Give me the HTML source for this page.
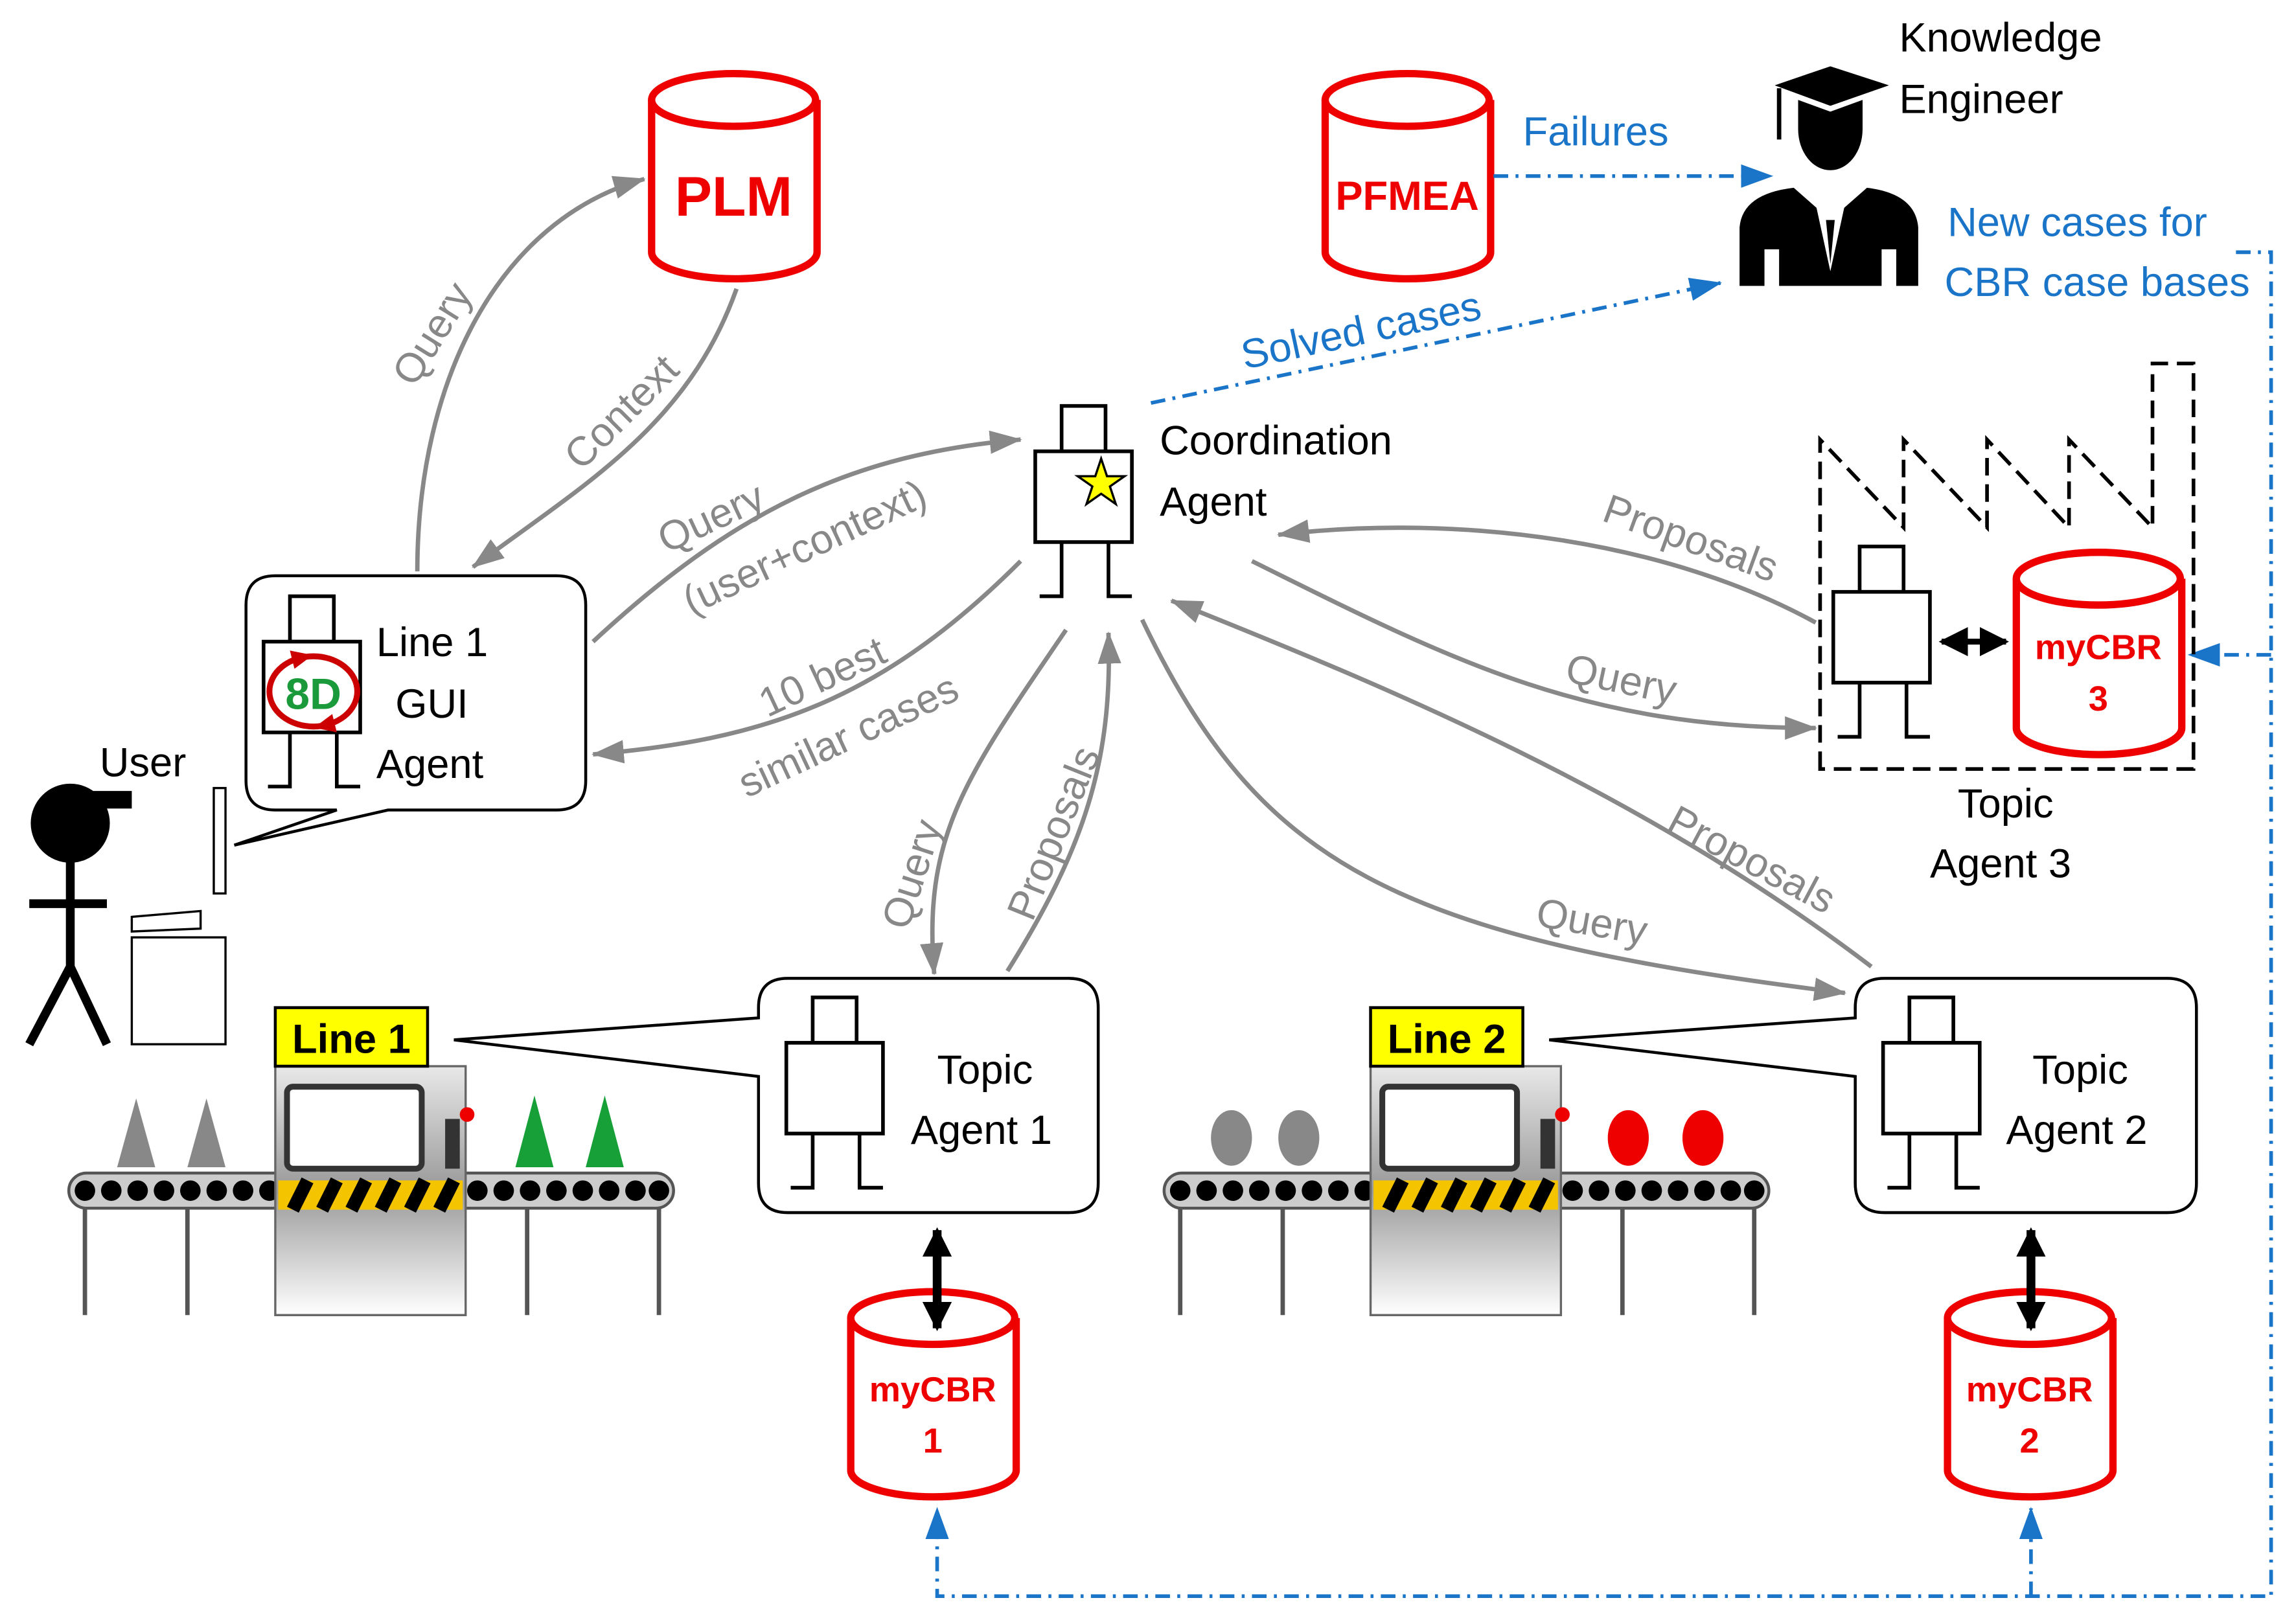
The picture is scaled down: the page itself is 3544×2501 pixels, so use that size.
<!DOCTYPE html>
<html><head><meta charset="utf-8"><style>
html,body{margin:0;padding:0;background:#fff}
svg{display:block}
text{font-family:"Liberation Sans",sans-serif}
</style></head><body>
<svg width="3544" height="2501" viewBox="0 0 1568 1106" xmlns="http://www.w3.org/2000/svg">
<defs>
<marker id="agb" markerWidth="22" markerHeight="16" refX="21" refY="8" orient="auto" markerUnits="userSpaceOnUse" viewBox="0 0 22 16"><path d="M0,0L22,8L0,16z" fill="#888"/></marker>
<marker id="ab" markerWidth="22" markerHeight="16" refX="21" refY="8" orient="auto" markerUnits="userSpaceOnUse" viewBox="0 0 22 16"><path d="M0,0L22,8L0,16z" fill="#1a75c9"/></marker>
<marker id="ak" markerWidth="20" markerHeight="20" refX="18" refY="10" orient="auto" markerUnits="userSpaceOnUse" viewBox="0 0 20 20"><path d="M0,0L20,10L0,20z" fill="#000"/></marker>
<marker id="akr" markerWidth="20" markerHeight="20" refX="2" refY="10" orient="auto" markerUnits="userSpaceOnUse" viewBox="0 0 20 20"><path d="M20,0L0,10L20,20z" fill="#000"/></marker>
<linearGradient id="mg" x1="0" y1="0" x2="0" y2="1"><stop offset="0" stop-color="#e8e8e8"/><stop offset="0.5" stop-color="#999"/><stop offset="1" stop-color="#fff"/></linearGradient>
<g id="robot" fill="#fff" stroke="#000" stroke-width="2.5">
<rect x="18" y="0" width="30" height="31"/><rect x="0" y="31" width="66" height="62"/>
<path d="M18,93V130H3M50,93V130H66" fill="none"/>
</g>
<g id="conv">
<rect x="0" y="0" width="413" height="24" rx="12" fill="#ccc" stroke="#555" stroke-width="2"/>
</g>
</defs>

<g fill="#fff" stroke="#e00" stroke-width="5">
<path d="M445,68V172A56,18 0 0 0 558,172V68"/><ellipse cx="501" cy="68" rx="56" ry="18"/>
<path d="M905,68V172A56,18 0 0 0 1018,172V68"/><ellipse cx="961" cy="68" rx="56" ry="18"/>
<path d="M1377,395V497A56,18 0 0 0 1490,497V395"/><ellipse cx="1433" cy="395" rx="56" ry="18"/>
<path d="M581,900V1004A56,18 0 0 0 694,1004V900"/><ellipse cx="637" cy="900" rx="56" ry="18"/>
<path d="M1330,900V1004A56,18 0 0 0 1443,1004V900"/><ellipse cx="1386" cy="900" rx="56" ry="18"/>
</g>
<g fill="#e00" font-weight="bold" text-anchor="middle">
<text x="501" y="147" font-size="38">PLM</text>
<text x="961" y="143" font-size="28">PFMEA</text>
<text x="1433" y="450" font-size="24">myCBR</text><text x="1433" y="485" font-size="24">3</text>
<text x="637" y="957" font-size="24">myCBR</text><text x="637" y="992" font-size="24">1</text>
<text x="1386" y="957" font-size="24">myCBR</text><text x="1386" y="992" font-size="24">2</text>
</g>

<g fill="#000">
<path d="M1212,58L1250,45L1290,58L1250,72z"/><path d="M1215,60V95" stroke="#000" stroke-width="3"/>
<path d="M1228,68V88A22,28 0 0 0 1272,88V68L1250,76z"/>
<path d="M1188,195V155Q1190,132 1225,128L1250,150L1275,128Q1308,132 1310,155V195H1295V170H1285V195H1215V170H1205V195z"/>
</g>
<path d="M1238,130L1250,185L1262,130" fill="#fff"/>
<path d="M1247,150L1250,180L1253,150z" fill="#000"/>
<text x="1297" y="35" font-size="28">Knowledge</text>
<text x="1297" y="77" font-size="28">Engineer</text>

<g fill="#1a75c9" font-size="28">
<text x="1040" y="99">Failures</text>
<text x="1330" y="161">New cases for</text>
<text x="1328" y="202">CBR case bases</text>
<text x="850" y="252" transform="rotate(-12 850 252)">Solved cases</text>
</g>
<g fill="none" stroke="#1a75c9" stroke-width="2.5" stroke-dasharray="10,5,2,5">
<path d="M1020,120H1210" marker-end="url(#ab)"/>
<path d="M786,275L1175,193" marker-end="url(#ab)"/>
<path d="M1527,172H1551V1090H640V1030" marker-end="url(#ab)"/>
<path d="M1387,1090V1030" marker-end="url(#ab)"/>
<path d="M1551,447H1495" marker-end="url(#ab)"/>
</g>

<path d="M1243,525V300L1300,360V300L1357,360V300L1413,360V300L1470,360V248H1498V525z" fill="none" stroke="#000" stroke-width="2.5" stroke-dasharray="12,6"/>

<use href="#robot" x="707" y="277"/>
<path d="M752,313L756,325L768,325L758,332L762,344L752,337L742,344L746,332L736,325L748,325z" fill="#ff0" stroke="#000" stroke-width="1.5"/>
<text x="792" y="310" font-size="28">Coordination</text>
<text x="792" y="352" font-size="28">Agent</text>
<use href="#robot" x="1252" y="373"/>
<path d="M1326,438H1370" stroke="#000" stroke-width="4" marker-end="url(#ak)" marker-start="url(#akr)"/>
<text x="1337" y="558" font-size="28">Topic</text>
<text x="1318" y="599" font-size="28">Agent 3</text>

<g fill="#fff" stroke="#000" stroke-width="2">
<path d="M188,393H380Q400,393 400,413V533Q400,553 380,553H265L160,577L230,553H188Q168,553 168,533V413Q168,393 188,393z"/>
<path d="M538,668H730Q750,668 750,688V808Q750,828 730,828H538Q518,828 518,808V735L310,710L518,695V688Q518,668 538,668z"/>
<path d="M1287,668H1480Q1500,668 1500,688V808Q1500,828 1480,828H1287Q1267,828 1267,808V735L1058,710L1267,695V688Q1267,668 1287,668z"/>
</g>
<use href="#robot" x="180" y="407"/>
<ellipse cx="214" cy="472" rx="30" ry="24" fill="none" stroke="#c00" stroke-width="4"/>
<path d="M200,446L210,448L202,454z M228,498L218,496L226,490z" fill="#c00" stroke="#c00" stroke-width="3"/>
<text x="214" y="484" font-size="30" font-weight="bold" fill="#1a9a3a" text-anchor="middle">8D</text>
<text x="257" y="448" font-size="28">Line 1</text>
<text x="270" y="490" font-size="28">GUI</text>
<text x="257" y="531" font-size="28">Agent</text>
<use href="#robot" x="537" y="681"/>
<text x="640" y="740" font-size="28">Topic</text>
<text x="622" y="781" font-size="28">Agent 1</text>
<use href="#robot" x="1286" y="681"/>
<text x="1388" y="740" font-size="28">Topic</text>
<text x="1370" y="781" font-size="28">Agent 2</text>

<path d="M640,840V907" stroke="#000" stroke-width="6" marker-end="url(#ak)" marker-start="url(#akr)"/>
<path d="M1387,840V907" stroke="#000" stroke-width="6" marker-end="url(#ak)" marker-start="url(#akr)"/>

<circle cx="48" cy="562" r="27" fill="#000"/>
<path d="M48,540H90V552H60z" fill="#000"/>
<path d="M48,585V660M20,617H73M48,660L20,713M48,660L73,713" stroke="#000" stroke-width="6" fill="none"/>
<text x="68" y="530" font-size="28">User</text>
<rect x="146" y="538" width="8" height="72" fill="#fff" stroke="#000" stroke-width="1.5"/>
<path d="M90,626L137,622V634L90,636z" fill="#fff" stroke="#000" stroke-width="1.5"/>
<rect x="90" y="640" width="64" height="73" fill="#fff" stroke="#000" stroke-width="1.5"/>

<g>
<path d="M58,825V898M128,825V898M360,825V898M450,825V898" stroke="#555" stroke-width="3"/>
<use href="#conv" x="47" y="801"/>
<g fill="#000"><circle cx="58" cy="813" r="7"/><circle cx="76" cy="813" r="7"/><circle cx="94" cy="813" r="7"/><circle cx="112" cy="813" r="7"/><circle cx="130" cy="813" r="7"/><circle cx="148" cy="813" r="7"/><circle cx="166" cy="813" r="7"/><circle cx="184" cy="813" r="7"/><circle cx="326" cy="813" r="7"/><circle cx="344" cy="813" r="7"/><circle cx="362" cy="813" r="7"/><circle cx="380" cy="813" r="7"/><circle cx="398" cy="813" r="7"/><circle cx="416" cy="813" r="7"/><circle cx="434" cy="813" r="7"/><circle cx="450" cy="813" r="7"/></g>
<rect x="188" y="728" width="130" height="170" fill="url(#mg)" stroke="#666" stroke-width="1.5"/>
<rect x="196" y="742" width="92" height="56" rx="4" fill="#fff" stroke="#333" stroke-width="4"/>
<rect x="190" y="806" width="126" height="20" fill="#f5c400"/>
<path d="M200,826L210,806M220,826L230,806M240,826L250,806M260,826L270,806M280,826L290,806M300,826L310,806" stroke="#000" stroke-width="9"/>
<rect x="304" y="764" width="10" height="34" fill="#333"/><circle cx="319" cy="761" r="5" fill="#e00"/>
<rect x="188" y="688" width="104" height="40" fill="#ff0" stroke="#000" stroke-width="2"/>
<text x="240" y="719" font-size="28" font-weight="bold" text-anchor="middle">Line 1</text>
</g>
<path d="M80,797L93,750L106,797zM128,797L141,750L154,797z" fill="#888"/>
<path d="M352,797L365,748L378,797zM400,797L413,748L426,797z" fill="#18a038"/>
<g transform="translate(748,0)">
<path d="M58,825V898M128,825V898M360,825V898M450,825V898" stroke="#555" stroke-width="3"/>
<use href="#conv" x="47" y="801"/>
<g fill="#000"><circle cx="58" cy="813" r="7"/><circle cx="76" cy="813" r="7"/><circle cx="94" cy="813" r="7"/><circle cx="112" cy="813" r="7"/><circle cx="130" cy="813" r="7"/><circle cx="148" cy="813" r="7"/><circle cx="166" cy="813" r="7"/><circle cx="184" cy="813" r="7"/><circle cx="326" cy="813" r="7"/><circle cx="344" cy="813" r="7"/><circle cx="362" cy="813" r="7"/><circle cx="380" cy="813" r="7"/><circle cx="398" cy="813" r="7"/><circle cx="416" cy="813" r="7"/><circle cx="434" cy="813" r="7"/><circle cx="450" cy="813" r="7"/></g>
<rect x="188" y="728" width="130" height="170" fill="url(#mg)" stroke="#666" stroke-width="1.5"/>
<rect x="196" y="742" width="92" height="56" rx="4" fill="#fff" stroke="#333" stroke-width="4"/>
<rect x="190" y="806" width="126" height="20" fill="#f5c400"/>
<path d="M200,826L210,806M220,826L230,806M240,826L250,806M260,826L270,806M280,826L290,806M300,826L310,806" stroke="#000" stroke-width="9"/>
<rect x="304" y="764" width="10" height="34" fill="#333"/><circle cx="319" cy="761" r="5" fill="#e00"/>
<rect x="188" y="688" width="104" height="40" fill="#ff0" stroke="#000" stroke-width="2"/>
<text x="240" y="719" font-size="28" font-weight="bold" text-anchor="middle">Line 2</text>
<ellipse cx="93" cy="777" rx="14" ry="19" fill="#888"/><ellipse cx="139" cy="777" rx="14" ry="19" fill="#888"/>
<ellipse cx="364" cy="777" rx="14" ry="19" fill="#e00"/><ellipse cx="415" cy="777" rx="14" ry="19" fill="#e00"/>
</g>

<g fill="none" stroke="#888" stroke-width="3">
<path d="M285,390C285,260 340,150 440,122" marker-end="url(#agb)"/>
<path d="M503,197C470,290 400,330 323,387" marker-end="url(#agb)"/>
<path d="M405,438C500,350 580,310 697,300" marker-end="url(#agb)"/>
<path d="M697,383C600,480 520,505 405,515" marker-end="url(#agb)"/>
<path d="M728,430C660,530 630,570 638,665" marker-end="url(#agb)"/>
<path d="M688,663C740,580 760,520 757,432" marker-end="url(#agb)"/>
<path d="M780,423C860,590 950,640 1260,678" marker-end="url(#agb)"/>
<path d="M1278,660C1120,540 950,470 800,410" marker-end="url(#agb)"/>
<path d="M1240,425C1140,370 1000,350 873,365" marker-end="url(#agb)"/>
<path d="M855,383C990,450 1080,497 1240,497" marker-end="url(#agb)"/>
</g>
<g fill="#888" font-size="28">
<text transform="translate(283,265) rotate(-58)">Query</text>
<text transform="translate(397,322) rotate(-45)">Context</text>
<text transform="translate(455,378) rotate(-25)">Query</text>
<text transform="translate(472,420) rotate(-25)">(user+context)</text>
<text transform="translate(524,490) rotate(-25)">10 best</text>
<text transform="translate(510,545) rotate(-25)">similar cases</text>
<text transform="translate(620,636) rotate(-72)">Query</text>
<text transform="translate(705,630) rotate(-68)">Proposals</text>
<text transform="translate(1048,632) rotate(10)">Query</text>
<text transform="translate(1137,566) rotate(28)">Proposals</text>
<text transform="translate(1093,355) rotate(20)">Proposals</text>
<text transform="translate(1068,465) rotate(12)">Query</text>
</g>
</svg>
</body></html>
▬▬▬▬▬▬
Pick out every line above that holds the word "page" and copy it.

Give me the HTML source for this page.
The picture is scaled down: the page itself is 3544×2501 pixels, so use that size.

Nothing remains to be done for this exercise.